What are the physical properties that I look at modifying? The first is Young’s modulus, which is a measure of the stiffness of a material. Materials with high Young’s modulus do not flex easily. Normal KNSB has a Young’s modulus higher than that of MDF, the fake wood used to make furniture: difficult to bend, like a desk top.

The other property I consider modifying is the tensile strength of the KNSB. As described on Richard Nakka’s website, KNSB appears to have a tensile strength of around 1050psi, roughly a quarter or half that of epoxy.

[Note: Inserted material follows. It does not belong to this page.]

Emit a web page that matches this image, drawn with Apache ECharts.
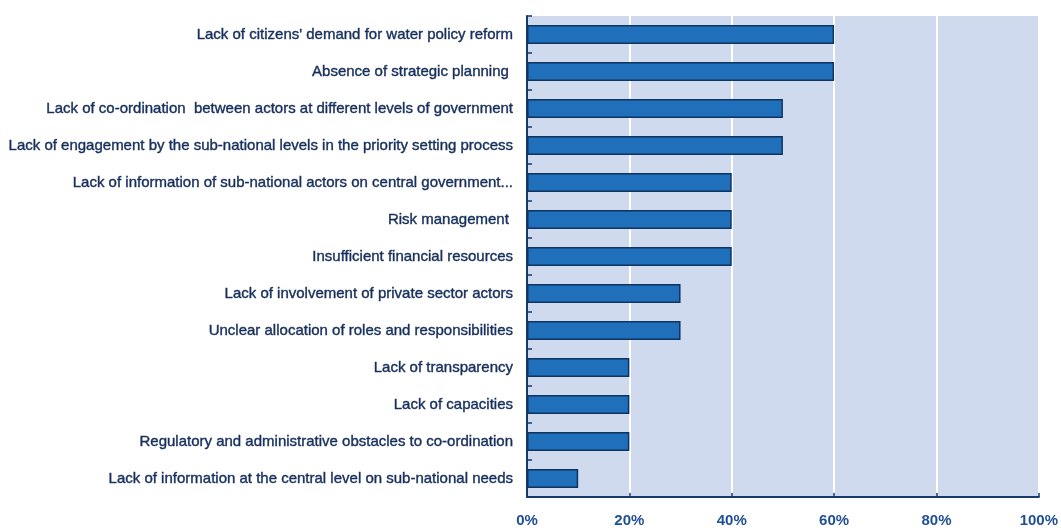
<!DOCTYPE html>
<html><head><meta charset="utf-8">
<script src="https://cdn.jsdelivr.net/npm/echarts@6/dist/echarts.min.js"></script>
<style>html,body{margin:0;padding:0;background:#fff}#c{width:1061px;height:528px}</style>
</head><body><div id="c"></div>
<script>
const categories = [
  "Lack of citizens' demand for water policy reform",
  "Absence of strategic planning ",
  "Lack of co-ordination  between actors at different levels of government",
  "Lack of engagement by the sub-national levels in the priority setting process",
  "Lack of information of sub-national actors on central government...",
  "Risk management ",
  "Insufficient financial resources",
  "Lack of involvement of private sector actors",
  "Unclear allocation of roles and responsibilities",
  "Lack of transparency",
  "Lack of capacities",
  "Regulatory and administrative obstacles to co-ordination",
  "Lack of information at the central level on sub-national needs"
];
const values = [60, 60, 50, 50, 40, 40, 40, 30, 30, 20, 20, 20, 10];
const xTicks = [0, 20, 40, 60, 80, 100];

const chart = echarts.init(document.getElementById('c'), null, {renderer: 'canvas'});
const fontFam = "'Liberation Sans', Arial, sans-serif";
chart.setOption({
  animation: false,
  grid: {left: 527, right: 22, top: 16, bottom: 31, show: true, backgroundColor: '#cfdaee', borderWidth: 0},
  xAxis: {
    type: 'value', min: 0, max: 100, interval: 20,
    axisLine: {show: true, lineStyle: {color: '#173a6b', width: 2}},
    axisTick: {show: true, inside: true, length: 4, lineStyle: {color: '#173a6b', width: 1.5}},
    splitLine: {show: true, lineStyle: {color: '#ffffff', width: 2}},
    axisLabel: {formatter: v => xTicks.includes(v) ? v + '%' : '', color: '#1f4f95', fontWeight: 'bold',
      fontSize: 15, fontFamily: fontFam, margin: 16}
  },
  yAxis: {
    type: 'category', data: categories, inverse: true,
    axisLine: {show: true, lineStyle: {color: '#173a6b', width: 2}},
    axisTick: {show: true, inside: true, length: 5, lineStyle: {color: '#173a6b', width: 1.5}},
    axisLabel: {color: '#172f5c', fontSize: 15, fontFamily: fontFam, margin: 14,
      textBorderColor: '#172f5c', textBorderWidth: 0.4}
  },
  series: [{
    type: 'bar', data: values, barWidth: '52%',
    itemStyle: {color: '#1f6fbb', borderColor: '#0f355f', borderWidth: 1.5}
  }]
});
</script></body></html>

In the following plots the factor of safety, or FOS, is plotted on a star-core rocket grain inside an aluminum casing. 1000 psi of gas pressure has been applied to the inside of the star, to simulate the pressure of the motor starting to burn. The plot shown is a slice through the middle of the grain, where stresses are at their lowest; this is the best case in the entire grain. If the FOS here is below 1, the grain will crack. The FOS is plotted from 0 (red) to 3 (blue); 1.5 is a minimum value that we’d like to see, 3 is much better.

This first plot is basically the same situation in the earlier case cast post; it is a reference image at the given KNSB material properties of 850ksi Young’s and 1050psi tensile. Too much yellow, red, and orange, where it would (and probably did) crack.
What happens if we drop the Young’s modulus to 70ksi, i.e. less than a tenth, making it as flexible as a plastic bottle? A significant improvement, but the outer points of the star are still weak.


What if we had a KNSB that had that modulus of 70ksi and we managed to double the strength of the material to 2000psi? A dramatic improvement! No orange left in the plot, and almost the entire grain has a FOS of greater than 3.



What’s it look like with just the increased tensile strength, and no modification to Young’s modulus? Here it is with 2000psi tensile KNSB. Not as good, but still a dramatic improvement over 1050psi KNSB.


Finally, how about that original 850ksi Young’s but a tripling of tensile strength to 3000psi? Improvement on roughly the same level as the previous best. Most of the grain has good margin.



Reducing the Young’s modulus to a tenth of its original value may require a lot of plasticizer. But tripling the tensile strength might be achievable by incorporating a relatively small proportion of fibers into the propellant.

Both plasticizers and reinforcing fibers are likely to be fuels, so the proportion of oxidizer would have to be adjusted to keep maximum performance. Depending on what was used as plasticizer, it could leave the propellant reasonably castable, whereas the fibers would likely make the molten propellant pastier and harder to cast.

On a more dogmatic level, one of the major objectives of Sugarshot to Space is to reach space with an inexpensive and low tech propellant, for which a two part plasticizer (as used in APCP motors) probably doesn’t qualify.

Either course would be an interesting science experiment, but to characterize the change well would require both physical material testing and instrumented test firing to see how the performance of the blend changes.

In the end, it may be more effective to first attempt changes to the grain geometry to reduce stresses on it during operation. Though such changes reduce the ultimate mass efficiency of the engine, they are more of an engineering problem than the “rocket science” of modifying the formulation.